L’exercice auquel se livre Agathe Molière est difficile, puisqu’elle doit à la fois, s’emparer de ce long récit, quand même assez bavard; et incarner cette jeune Suzanne,en proie à un aller et retour permanent entre ce désir d’inconnu et de réussite sociale représenté par l’arrivée de M. Jo pour lequel sa mère n’éprouve aucune sympathie, et la vie dans ce cocon familial où elle a une relation presque incestueuse avec son frère.
Et puis il y a dans cette belle mise en scène trois éléments de poids,:les lumières jaune et ocre, comme celles, si particulières, des crépuscules en Afrique comme en Asie, conçues par Franck Thévenon , l’univers sonore – les bruits de la nuit, en particulier- que Bernard Valéry a très finement recréé, et enfin, tout fait remarquable, et lancinante, pleine de nostalgie, la fameuse musique de Carlos d’Alessio que l’on retrouve dans les films de Marguerite Duras, et sans laquelle cet Eden Cinema ne pourrait pas exister.
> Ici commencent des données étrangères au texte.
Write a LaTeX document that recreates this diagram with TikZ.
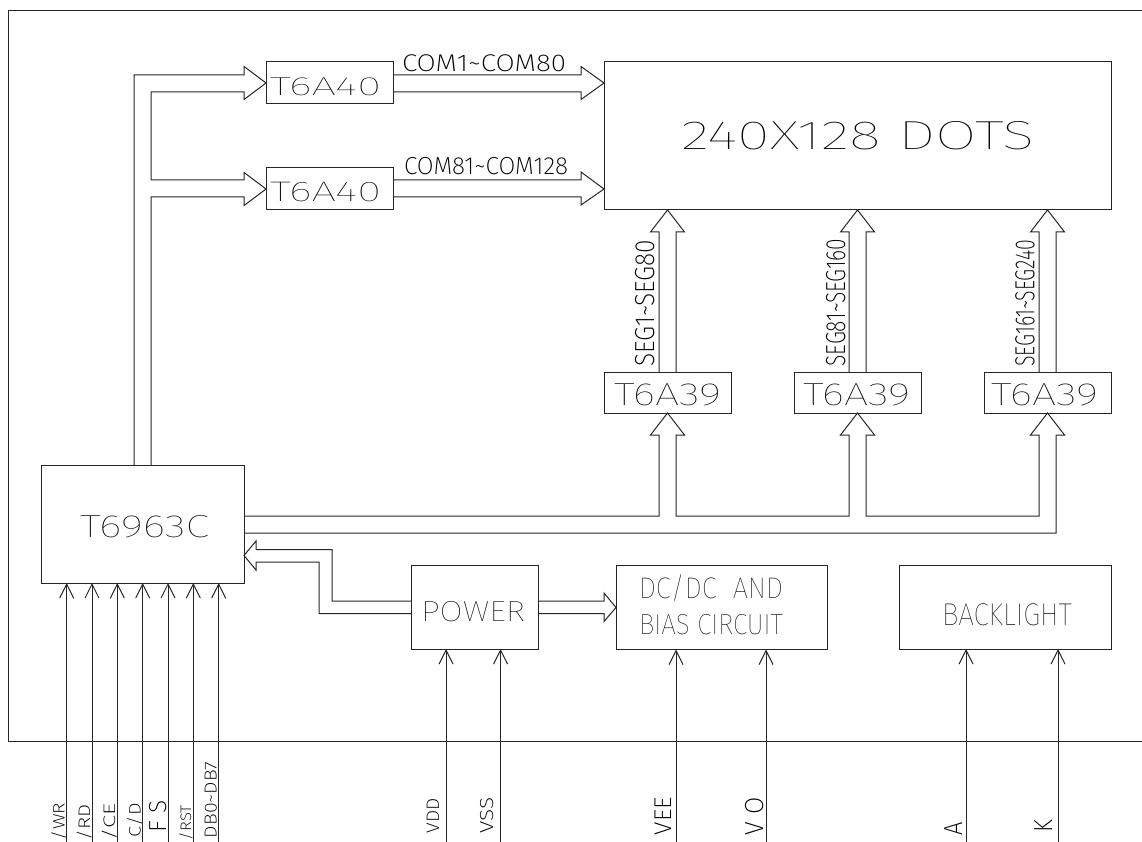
\documentclass[tikz,border=0pt]{standalone}
\usepackage{fontspec}
\IfFontExistsTF{Fira Sans Thin}{\setmainfont{Fira Sans Thin}}{%
  \IfFontExistsTF{Fira Sans ExtraLight}{\setmainfont{Fira Sans ExtraLight}}{%
    \setmainfont{Fira Sans}[UprightFont={* Light}]}}
\IfFontExistsTF{Fira Sans ExtraLight}{\newfontfamily\smallfnt{Fira Sans ExtraLight}}{%
  \newfontfamily\smallfnt{Fira Sans}[UprightFont={* Light}]}
\usetikzlibrary{arrows.meta,calc}
\newcommand\mylbl[3]{\pgfmathsetmacro\mylblfs{#2*1.45}\resizebox{#1pt}{\height}{\fontsize{\mylblfs pt}{\mylblfs pt}\selectfont #3}}
\newcommand\mylbls[3]{\pgfmathsetmacro\mylblfs{#2*1.45}\resizebox{#1pt}{\height}{\smallfnt\fontsize{\mylblfs pt}{\mylblfs pt}\selectfont #3}}
\tikzset{
  ln/.style={line width=1pt, draw=black!85},
  blk/.style={ln, rectangle, inner sep=0pt, outer sep=0pt},
  txt/.style={inner sep=0pt, outer sep=0pt, anchor=base west},
  vtxt/.style={inner sep=0pt, outer sep=0pt, anchor=base west, rotate=90},
  pin/.style={ln, -{Straight Barb[length=14pt,width=14pt,line width=1pt]}},
}
\begin{document}
\begin{tikzpicture}[x=1pt,y=-1pt]
\fill[white] (0,0) rectangle (1142,842);
\useasboundingbox (0,0) rectangle (1142,842);

% outer frame (open to the right)
\draw[ln] (1142,11) -- (8,11) -- (8,741) -- (1142,741);

% blocks
\node[blk, minimum width=127pt, minimum height=42pt] (t40a) at (329.5,83) {};
\node[blk, minimum width=127pt, minimum height=42pt] (t40b) at (329.5,189) {};
\node[blk, minimum width=507pt, minimum height=148pt] (dots) at (857.5,136) {};
\node[blk, minimum width=127pt, minimum height=41pt] (t39a) at (667.5,392.5) {};
\node[blk, minimum width=127pt, minimum height=41pt] (t39b) at (857.5,392.5) {};
\node[blk, minimum width=127pt, minimum height=41pt] (t39c) at (1047.5,392.5) {};
\node[blk, minimum width=203pt, minimum height=118pt] (ctrl) at (142.5,524) {};
\node[blk, minimum width=127.5pt, minimum height=84pt] (power) at (474.75,607) {};
\node[blk, minimum width=211pt, minimum height=84pt] (dcdc) at (721.5,607.5) {};
\node[blk, minimum width=212pt, minimum height=84pt] (bl) at (1005,607) {};

% block texts
\node[txt] (l40a) at (270,96) {\mylbl{111}{18}{T6A40}};
\node[txt] (l40b) at (270,201.5) {\mylbl{111}{19.5}{T6A40}};
\node[txt] (ldots) at (681,150) {\mylbl{354}{28}{240X128 DOTS}};
\node[txt] (l39a) at (614,405) {\mylbl{107}{22}{T6A39}};
\node[txt] (l39b) at (803,405) {\mylbl{107}{22}{T6A39}};
\node[txt] (l39c) at (991,405) {\mylbl{107}{22}{T6A39}};
\node[txt] (lctrl) at (80,537) {\mylbl{129}{22}{T6963C}};
\node[txt] (lpow) at (421,621) {\mylbl{104}{20}{POWER}};
\node[txt] (ldc1) at (639,598) {\mylbl{144}{20.5}{DC/DC\ \ AND}};
\node[txt] (ldc2) at (639,634) {\mylbl{144}{20}{BIAS CIRCUIT}};
\node[txt] (lbl) at (942,625) {\mylbl{130}{21.7}{BACKLIGHT}};

% bus from T6963C to the two T6A40
\draw[ln] (134,465) -- (134,75) -- (244,75) -- (244,66.5) -- (t40a.west) -- (244,99.5) -- (244,92)
  -- (151,92) -- (151,180) -- (244,180) -- (244,172.5) -- (t40b.west) -- (244,205.5) -- (244,197)
  -- (151,197) -- (151,465);

% COM buses
\draw[ln] (393,75) -- (581,75) -- (581,66.5) -- (t40a.east -| dots.west) -- (581,99.5) -- (581,92) -- (393,92);
\draw[ln] (393,180) -- (581,180) -- (581,172) -- (t40b.east -| dots.west) -- (581,205) -- (581,197) -- (393,197);
\node[txt] (lcom1) at (402,71.7) {\mylbls{164}{16.7}{COM1\textasciitilde COM80}};
\node[txt] (lcom2) at (404,175) {\mylbls{164}{17}{COM81\textasciitilde COM128}};

% SEG buses
\foreach \n/\c in {t39a/667.5, t39b/857.5, t39c/1047.5}{
  \draw[ln] ({\c-8.5},372) -- ({\c-8.5},232) -- ({\c-17},232) -- (\n.north |- dots.south)
    -- ({\c+17},232) -- ({\c+8.5},232) -- ({\c+8.5},372);
}
\node[vtxt] (lseg1) at (654.3,366.7) {\mylbls{127}{19}{SEG1\textasciitilde SEG80}};
\node[vtxt] (lseg2) at (845,366.7) {\mylbls{128}{19}{SEG81\textasciitilde SEG160}};
\node[vtxt] (lseg3) at (1034.3,366.7) {\mylbls{127}{19}{SEG161\textasciitilde SEG240}};

% bus from T6963C to the three T6A39
\draw[ln] (244,516) -- (659,516) -- (659,435) -- (650.5,435) -- (t39a.south) -- (684.5,435) -- (676,435)
  -- (676,516) -- (849,516) -- (849,435) -- (840.5,435) -- (t39b.south) -- (874.5,435) -- (866,435)
  -- (866,516) -- (1039,516) -- (1039,435) -- (1030.5,435) -- (t39c.south) -- (1064.5,435) -- (1056,435)
  -- (1056,533) -- (244,533);

% POWER to T6963C
\coordinate (ctrlin) at (244,555.5);
\draw[ln] (411,601) -- (332,601) -- (332,549.5) -- (256,549.5) -- (256,541) -- (ctrlin) -- (256,570)
  -- (256,562) -- (319,562) -- (319,613.5) -- (411,613.5);

% POWER to DC/DC
\draw[ln] (538.5,601) -- (604,601) -- (604,593) -- (dcdc.west) -- (604,621.5) -- (604,613.5) -- (538.5,613.5);

% input pins
\foreach \i/\x in {1/66.7,2/92,3/117.3,4/142.7,5/168,6/193.3,7/218.7}{
  \coordinate (p\i) at (\x,842);
  \draw[pin] (p\i) -- (p\i |- ctrl.south);
}
\coordinate (pvdd) at (446,842);
\coordinate (pvss) at (500.5,842);
\coordinate (pvee) at (676,842);
\coordinate (pvo) at (766,842);
\coordinate (pa) at (966,842);
\coordinate (pk) at (1058,842);
\draw[pin] (pvdd) -- (pvdd |- power.south);
\draw[pin] (pvss) -- (pvss |- power.south);
\draw[pin] (pvee) -- (pvee |- dcdc.south);
\draw[pin] (pvo) -- (pvo |- dcdc.south);
\draw[pin] (pa) -- (pa |- bl.south);
\draw[pin] (pk) -- (pk |- bl.south);

% pin labels
\node[vtxt] (lwr) at (64.5,840) {\mylbls{37}{11.5}{/WR}};
\node[vtxt] (lrd) at (90,840) {\mylbls{36}{11.5}{/RD}};
\node[vtxt] (lce) at (115.5,840) {\mylbls{37}{11.5}{/CE}};
\node[vtxt] (lcd) at (140.5,837) {\mylbls{34}{11.5}{C/D}};
\node[vtxt] (lfs) at (166,832) {\mylbls{32}{17}{F S}};
\node[vtxt] (lrst) at (191,840) {\mylbls{35}{10.5}{/RST}};
\node[vtxt] (ldb) at (216.5,838) {\mylbls{76}{12}{DB0\textasciitilde DB7}};
\node[vtxt] (lvdd) at (439,833) {\mylbls{35}{12.5}{VDD}};
\node[vtxt] (lvss) at (493,833) {\mylbls{36}{13}{VSS}};
\node[vtxt] (lvee) at (671.5,835) {\mylbls{38}{16.7}{VEE}};
\node[vtxt] (lvo) at (763.5,835) {\mylbls{38}{18}{V O}};
\node[vtxt] (la) at (962.7,835) {\mylbls{13.3}{18}{A}};
\node[vtxt] (lk) at (1052,832.7) {\mylbls{12.7}{18}{K}};
\end{tikzpicture}
\end{document}
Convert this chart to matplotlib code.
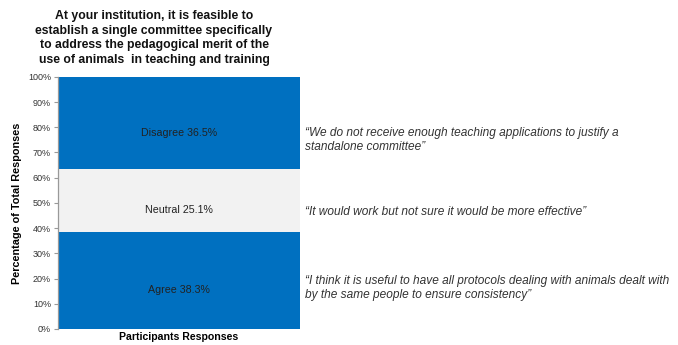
import matplotlib.pyplot as plt

plt.rcParams['font.family'] = ['Liberation Sans', 'DejaVu Sans']

category = ['Participants Responses']
responses = ['Agree', 'Neutral', 'Disagree']
shares = [38.3, 25.1, 36.5]
colors = ['#0070C0', '#F2F2F2', '#0070C0']
quotes = [
    '\u201cI think it is useful to have all protocols dealing with animals dealt with\nby the same people to ensure consistency\u201d',
    '\u201cIt would work but not sure it would be more effective\u201d',
    '\u201cWe do not receive enough teaching applications to justify a\nstandalone committee\u201d',
]
title = ('At your institution, it is feasible to\nestablish a single committee specifically\n'
         'to address the pedagogical merit of the\nuse of animals  in teaching and training')

fig = plt.figure(figsize=(6.78, 3.45), dpi=100)
ax = fig.add_axes([0.0855, 0.0464, 0.357, 0.731])

bottom = 0
for name, val, col in zip(responses, shares, colors):
    ax.bar(category, val, bottom=bottom, width=1.0, color=col, edgecolor='none')
    ax.annotate(f'{name} {val}%', (0, bottom + val / 2), xytext=(0, -7),
                textcoords='offset points', ha='center', va='center',
                fontsize=7.7, color='#222222')
    bottom += val

ax.set_xlim(-0.5, 0.5)
ax.set_ylim(0, 100)
ax.set_yticks(range(0, 101, 10))
ax.set_yticklabels([f'{v}%' for v in range(0, 101, 10)], fontsize=6.5, color='#333333')
ax.set_xticks([])
ax.set_xlabel('Participants Responses', fontsize=7.6, fontweight='bold', labelpad=2)
ax.set_ylabel('Percentage of Total Responses', fontsize=7.8, fontweight='bold', labelpad=4)
ax.tick_params(axis='y', length=3, width=0.8, color='#999999', pad=2)
for s in ['top', 'right', 'bottom']:
    ax.spines[s].set_visible(False)
ax.spines['left'].set_color('#999999')
ax.spines['left'].set_linewidth(0.9)

# quotes sit beside each section of the bar
quote_y = [288, 212, 140]
for q, y in zip(quotes, quote_y):
    fig.text(305 / 678, 1 - y / 345, q, ha='left', va='center', fontsize=8.6,
             style='italic', color='#333333', linespacing=1.3)

fig.text(154 / 678, 1 - 38 / 345, title, ha='center', va='center', fontsize=8.8,
         fontweight='bold', color='#111111', linespacing=1.3)

fig.savefig('out.png', dpi=100)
C’est vraiment bien que les habitants de Chateauroux aient pu voir ce très bon spectacle; il faut espérer maintenant qu’il puisse être repris à Paris…comme ailleurs. En tout cas, n’hésitez pas si vous le croisez sur votre route…
Philippe du Vignal
Spectacle vu à L’Equinoxe, scène nationale de Chateauroux le 10 novembre.